Harassment, excessive force, beatings and murder are some of the accusations city residents lodged against the Detroit Police Department at the public hearing on police brutality last week.
The Detroit City Council, which was petitioned by the Detroit Coalition Against Police Brutality to hold the hearing, listened to about 60 people tell their stories and demand answers. Detroit Police Chief Benny Napoleon was present, but did not address the specific allegations. He did say that it is "... unfair to make blanket generalizations when the appropriate level of force depends on ... individual circumstances confronting an officer."
Some of the most compelling testimony came from residents living in the 4th Precinct, which covers the city's southwest side and borders Lincoln Park and Dearborn. Cornell Squires said that on Oct. 23, a white officer called him a "nigger," kicked him in the chest and head, and arrested him. All this happened, he said, for asking why the officer and his partner were questioning Squires' 17-year-old son, who was talking with a friend two doors from his home. Squires also said that his 73-year-old father, who witnessed the incident, had a heart attack later that day. Squires filed a complaint with Internal Affairs and said he intends to sue the city.
Carol Bogden, an elderly white woman, said she was arrested by a 4th Precinct officer earlier this year when she asked why he was arresting a neighbor. The officer told her to mind her own business and when she didn't, Bogden said she was arrested.

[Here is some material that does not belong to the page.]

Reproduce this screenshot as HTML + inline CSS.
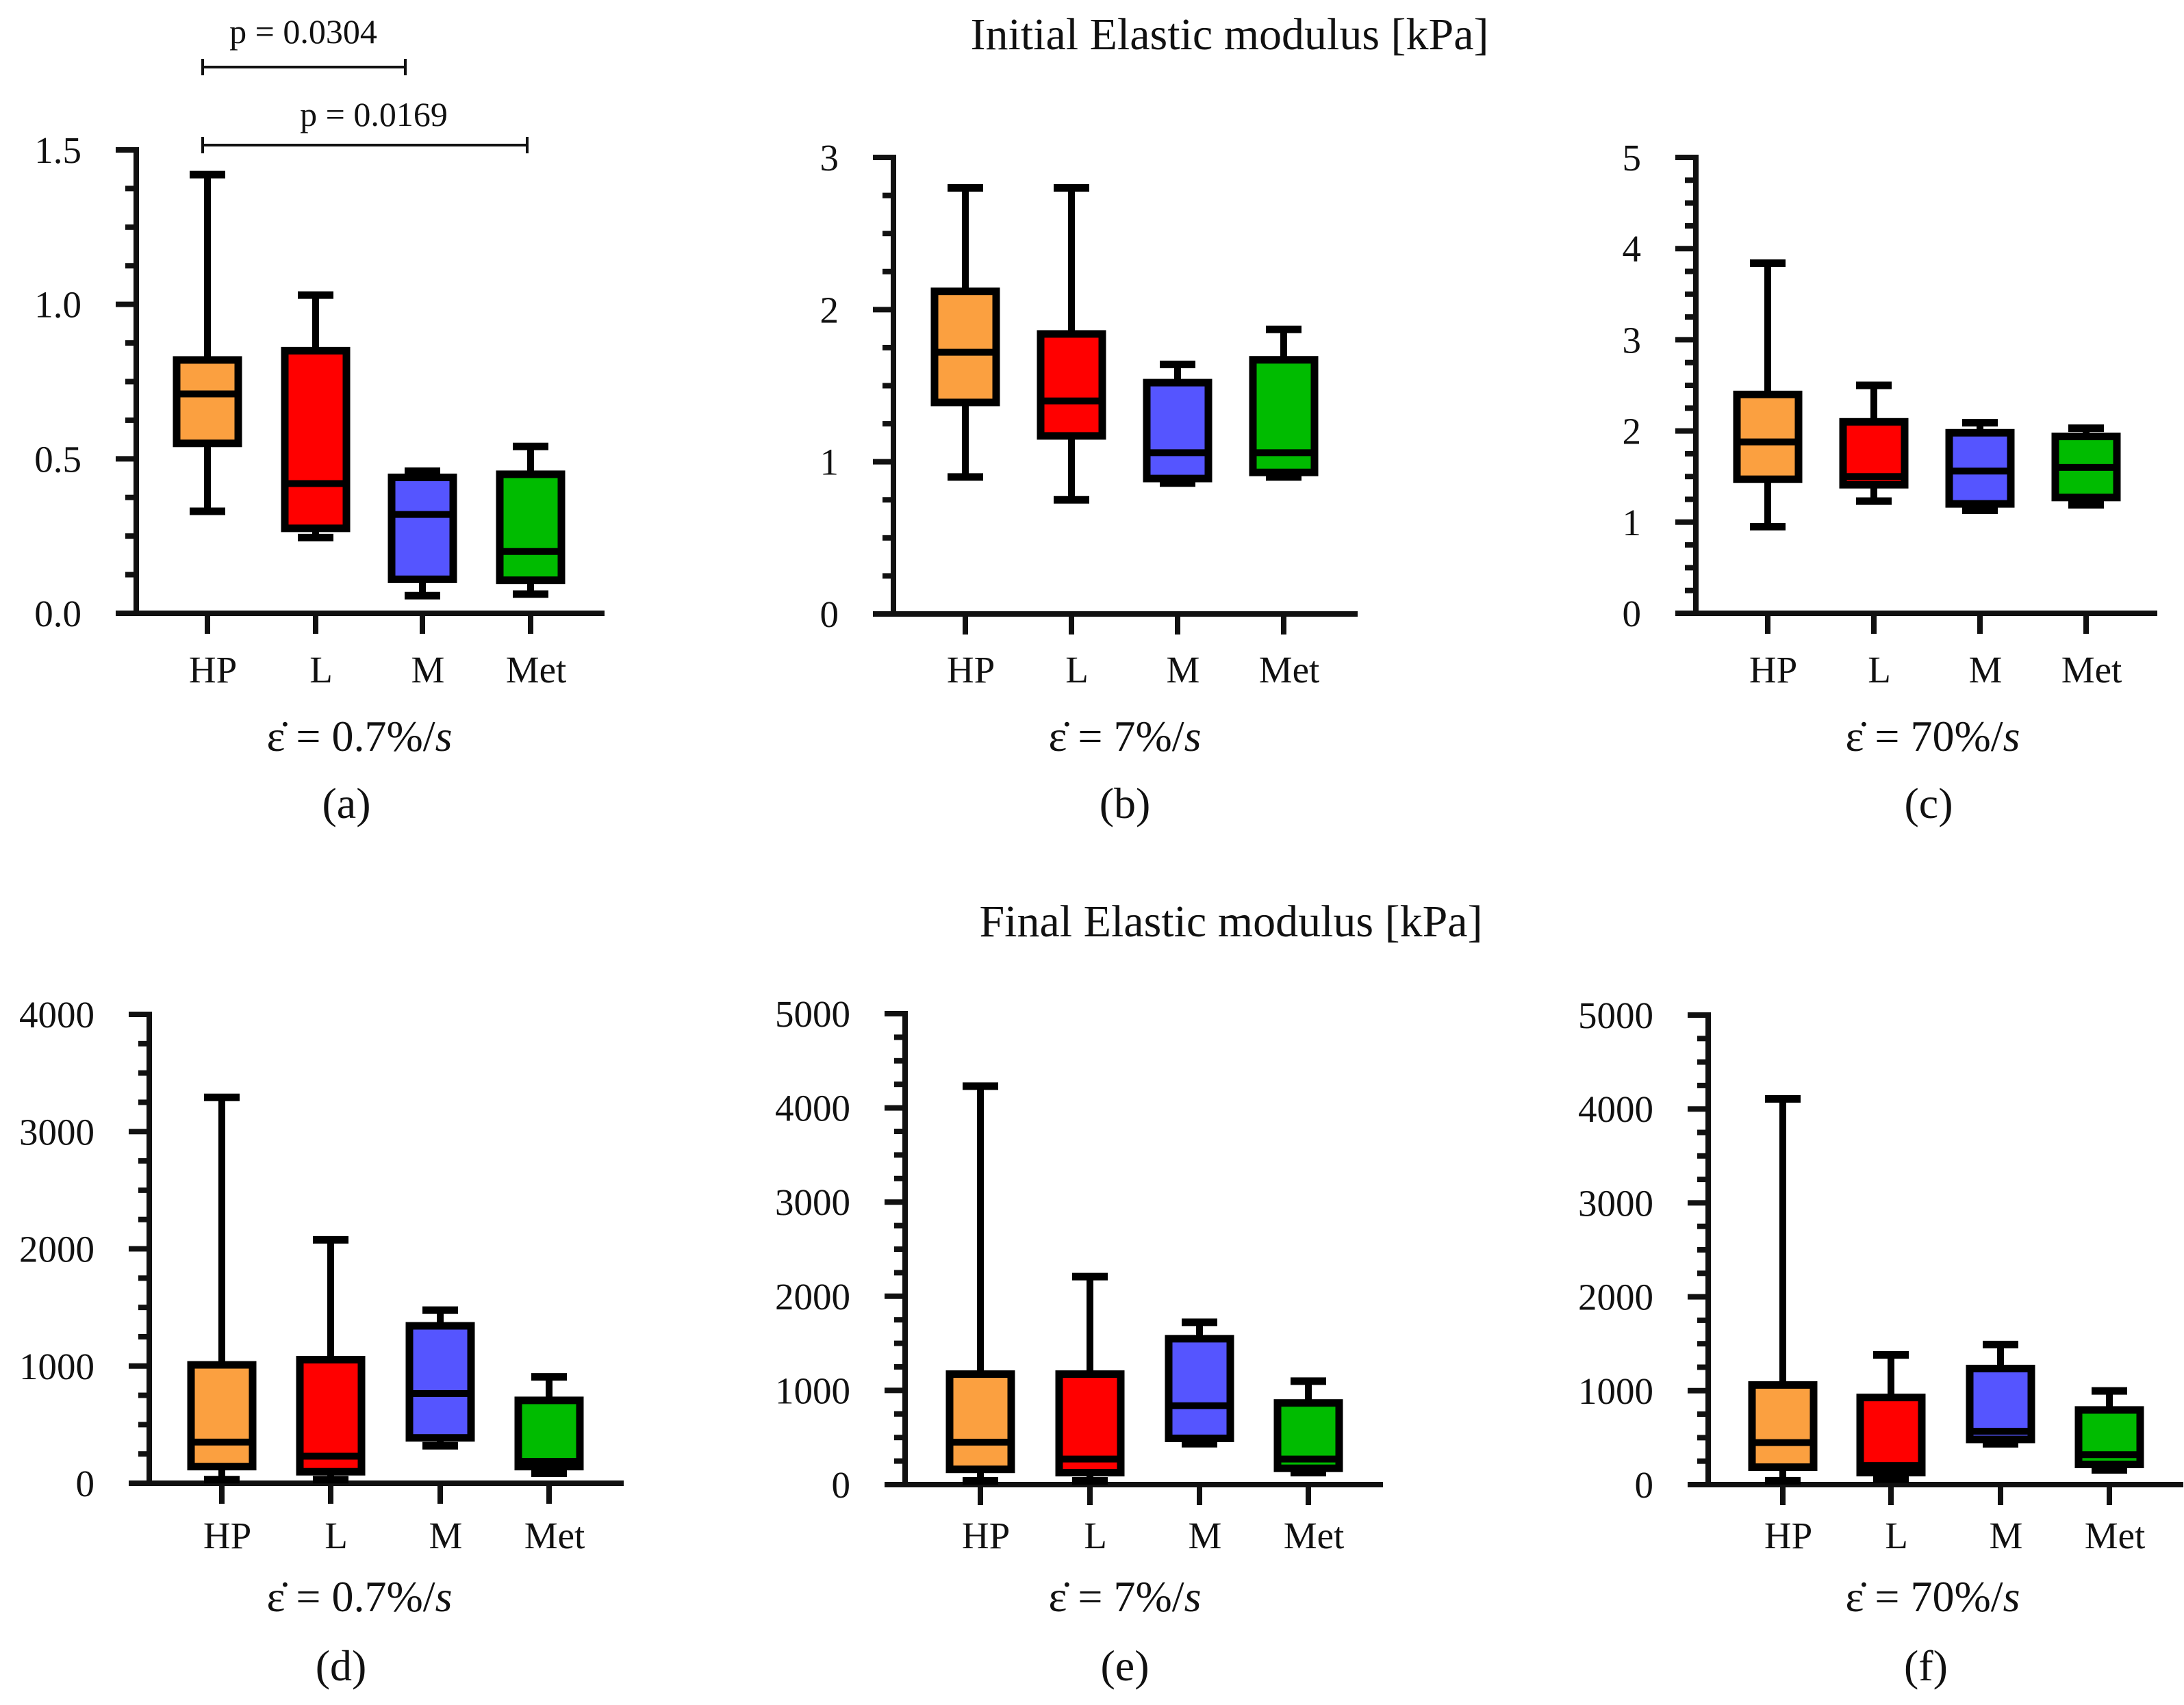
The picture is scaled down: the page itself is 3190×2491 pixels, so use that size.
<!DOCTYPE html>
<html><head><meta charset="utf-8"><style>
html,body{margin:0;padding:0;background:#fff}
svg{display:block}
text{font-family:"Liberation Serif",serif;fill:#111}
</style></head><body>
<svg id="fig" width="3190" height="2491" viewBox="0 0 3190 2491" xmlns="http://www.w3.org/2000/svg">
<text x="1796" y="72" font-size="66" text-anchor="middle">Initial Elastic modulus [kPa]</text>
<text x="1798" y="1368" font-size="66" text-anchor="middle">Final Elastic modulus [kPa]</text>
<g stroke="#111" stroke-width="4">
<line x1="296" y1="98" x2="592" y2="98"/><line x1="296" y1="86" x2="296" y2="110"/><line x1="592" y1="86" x2="592" y2="110"/>
<line x1="296" y1="212" x2="770" y2="212"/><line x1="296" y1="200" x2="296" y2="224"/><line x1="770" y1="200" x2="770" y2="224"/>
</g>
<text x="443" y="63" font-size="50" text-anchor="middle">p = 0.0304</text>
<text x="546" y="184" font-size="50" text-anchor="middle">p = 0.0169</text>
</svg>
<script>
const categories = ["HP","L","M","Met"];
const colors = ["#FBA040","#FF0000","#5555FF","#00BB00"];
// [min, q1, median, q3, max] per category
const seriesA = [[0.33,0.55,0.71,0.82,1.42],[0.245,0.275,0.42,0.85,1.03],[0.057,0.11,0.32,0.44,0.46],[0.062,0.107,0.2,0.45,0.54]];
const seriesB = [[0.90,1.39,1.72,2.12,2.80],[0.75,1.17,1.40,1.84,2.80],[0.86,0.89,1.06,1.52,1.64],[0.90,0.93,1.06,1.67,1.87]];
const seriesC = [[0.95,1.47,1.88,2.40,3.84],[1.23,1.41,1.50,2.10,2.50],[1.13,1.20,1.56,1.98,2.09],[1.19,1.27,1.60,1.94,2.03]];
const seriesD = [[31,142,351,1010,3292],[31,98,231,1054,2077],[320,387,765,1343,1477],[85,142,187,707,907]];
const seriesE = [[40,162,451,1173,4231],[40,127,272,1173,2208],[434,491,838,1549,1723],[127,173,272,867,1098]];
const seriesF = [[41,186,447,1061,4107],[58,128,203,928,1381],[435,481,568,1236,1491],[157,215,319,795,998]];
const ticksA = ["0.0","0.5","1.0","1.5"];
const ticksB = ["0","1","2","3"];
const ticksC = ["0","1","2","3","4","5"];
const ticksD = ["0","1000","2000","3000","4000"];
const ticksE = ["0","1000","2000","3000","4000","5000"];
const ticksF = ["0","1000","2000","3000","4000","5000"];
const tickValsA = [0,0.5,1,1.5];
const tickValsB = [0,1,2,3];
const tickValsC = [0,1,2,3,4,5];
const tickValsD = [0,1000,2000,3000,4000];
const tickValsE = [0,1000,2000,3000,4000,5000];
const tickValsF = [0,1000,2000,3000,4000,5000];

const panels = [
 {id:"a",data:seriesA,ticks:ticksA,tv:tickValsA,max:1.5,ax:199,top:219,bot:896,cx:[303,461,617,775],end:883,rate:"0.7",sx:525,lx:506,sy:1097,ly:1195,cy:997},
 {id:"b",data:seriesB,ticks:ticksB,tv:tickValsB,max:3,ax:1305,top:230,bot:897,cx:[1410,1565,1720,1875],end:1983,rate:"7",sx:1643,lx:1643,sy:1097,ly:1195,cy:997},
 {id:"c",data:seriesC,ticks:ticksC,tv:tickValsC,max:5,ax:2477,top:230,bot:896,cx:[2582,2737,2892,3047],end:3151,rate:"70",sx:2823,lx:2817,sy:1097,ly:1195,cy:997},
 {id:"d",data:seriesD,ticks:ticksD,tv:tickValsD,max:4000,ax:218,top:1482,bot:2167,cx:[324,483,643,802],end:911,rate:"0.7",sx:525,lx:498,sy:2354,ly:2455,cy:2262},
 {id:"e",data:seriesE,ticks:ticksE,tv:tickValsE,max:5000,ax:1322,top:1481,bot:2169,cx:[1432,1592,1752,1911],end:2020,rate:"7",sx:1643,lx:1643,sy:2354,ly:2455,cy:2262},
 {id:"f",data:seriesF,ticks:ticksF,tv:tickValsF,max:5000,ax:2495,top:1483,bot:2169,cx:[2604,2762,2922,3081],end:3189,rate:"70",sx:2823,lx:2813,sy:2354,ly:2455,cy:2262}
];
const NS="http://www.w3.org/2000/svg";
const svg=document.getElementById("fig");
function mk(tag,attrs,parent){const e=document.createElementNS(NS,tag);for(const k in attrs)e.setAttribute(k,attrs[k]);(parent||svg).appendChild(e);return e;}
panels.forEach(p=>{
 const g=mk("g",{});
 
 
 const y=v=>p.bot-(v/p.max)*(p.bot-p.top);
 const nMinor=(p.tv.length-1)*4;
 for(let i=0;i<=nMinor;i++){
  const v=p.max*i/nMinor;const major=i%4===0;
  const t=mk("line",{x1:p.ax-(major?30:16),x2:p.ax,y1:y(v),y2:y(v),stroke:"#111","stroke-width":8},g);
  
  
 }
 p.tv.forEach((v,i)=>{
  const t=mk("text",{x:p.ax-80,y:y(v)+19,"font-size":55,"text-anchor":"end"},g);
  t.textContent=p.ticks[i];
  
  
 });
 const ya=mk("line",{x1:p.ax,x2:p.ax,y1:p.top-4,y2:p.bot+4,stroke:"#111","stroke-width":8},g);
 
 
 const xa=mk("line",{x1:p.ax-30,x2:p.end,y1:p.bot,y2:p.bot,stroke:"#111","stroke-width":8},g);
 
 
 categories.forEach((c,i)=>{
  const cx=p.cx[i];const d=p.data[i];
  const tk=mk("line",{x1:cx,x2:cx,y1:p.bot,y2:p.bot+30,stroke:"#111","stroke-width":8},g);
  
  
  const lb=mk("text",{x:cx+8,y:p.cy,"font-size":55,"text-anchor":"middle"},g);
  lb.textContent=c;
  
  
  const bg=mk("g",{},g);
  
  
  const w=45;
  mk("line",{x1:cx,x2:cx,y1:y(d[4]),y2:y(d[3]),stroke:"#000","stroke-width":10},bg);
  mk("line",{x1:cx,x2:cx,y1:y(d[1]),y2:y(d[0]),stroke:"#000","stroke-width":10},bg);
  mk("line",{x1:cx-26,x2:cx+26,y1:y(d[4]),y2:y(d[4]),stroke:"#000","stroke-width":11},bg);
  mk("line",{x1:cx-26,x2:cx+26,y1:y(d[0]),y2:y(d[0]),stroke:"#000","stroke-width":11},bg);
  mk("rect",{x:cx-w,y:y(d[3]),width:2*w,height:Math.max(1,y(d[1])-y(d[3])),fill:colors[i],stroke:"#000","stroke-width":11},bg);
  mk("line",{x1:cx-w,x2:cx+w,y1:y(d[2]),y2:y(d[2]),stroke:"#000","stroke-width":10},bg);
 });
 const s=mk("text",{x:p.sx,y:p.sy,"font-size":64,"text-anchor":"middle"},g);
 s.innerHTML='ε̇ = '+p.rate+'%/<tspan font-style="italic">s</tspan>';
 
 
 const l=mk("text",{x:p.lx,y:p.ly,"font-size":64,"text-anchor":"middle"},g);
 l.textContent="("+p.id+")";
 
 
});
</script>
</body></html>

She also testified that her heart condition was aggravated when the officer drove exceedingly fast and then strip-searched her. She may sue the city.
Judy Roberts testified that in 1995, her then-18-year-old son was arrested for alleged disorderly conduct for talking outside a neighborhood church with friends. According to Roberts, the 4th Precinct police told the boys that they "looked like gang members," and if they did not disperse the police would "take their asses" to jail.
Some said that family members had been murdered by the police, including Arnetta Grable who helped organize the hearing. She said her 20-year-old son was shot and killed by a Detroit officer in 1996. Several others complained about the department's gang squad. "It is out of control," said one person, which brought applause from the 200 or so people in attendance.
Others blamed the rise in police brutality on hiring white officers to police a city where the majority of residents are black. But Councilman Ken Cockrel, who chaired the hearing, said that the testimony showed that police brutality crossed racial lines. "It's not just white on black," he said. "Those who testified were black, white, Latino, young, old, from all different backgrounds."
The hearing concluded with a statement from Napoleon. He read part of a police department policy, which states that "any use of unnecessary or excessive force is never justified under any circumstances." When excessive force is used, Napoleon said that it is "thoroughly and impartially investigated." He added that 64 percent of the police force is African American.
A second police brutality hearing is scheduled to be held in February.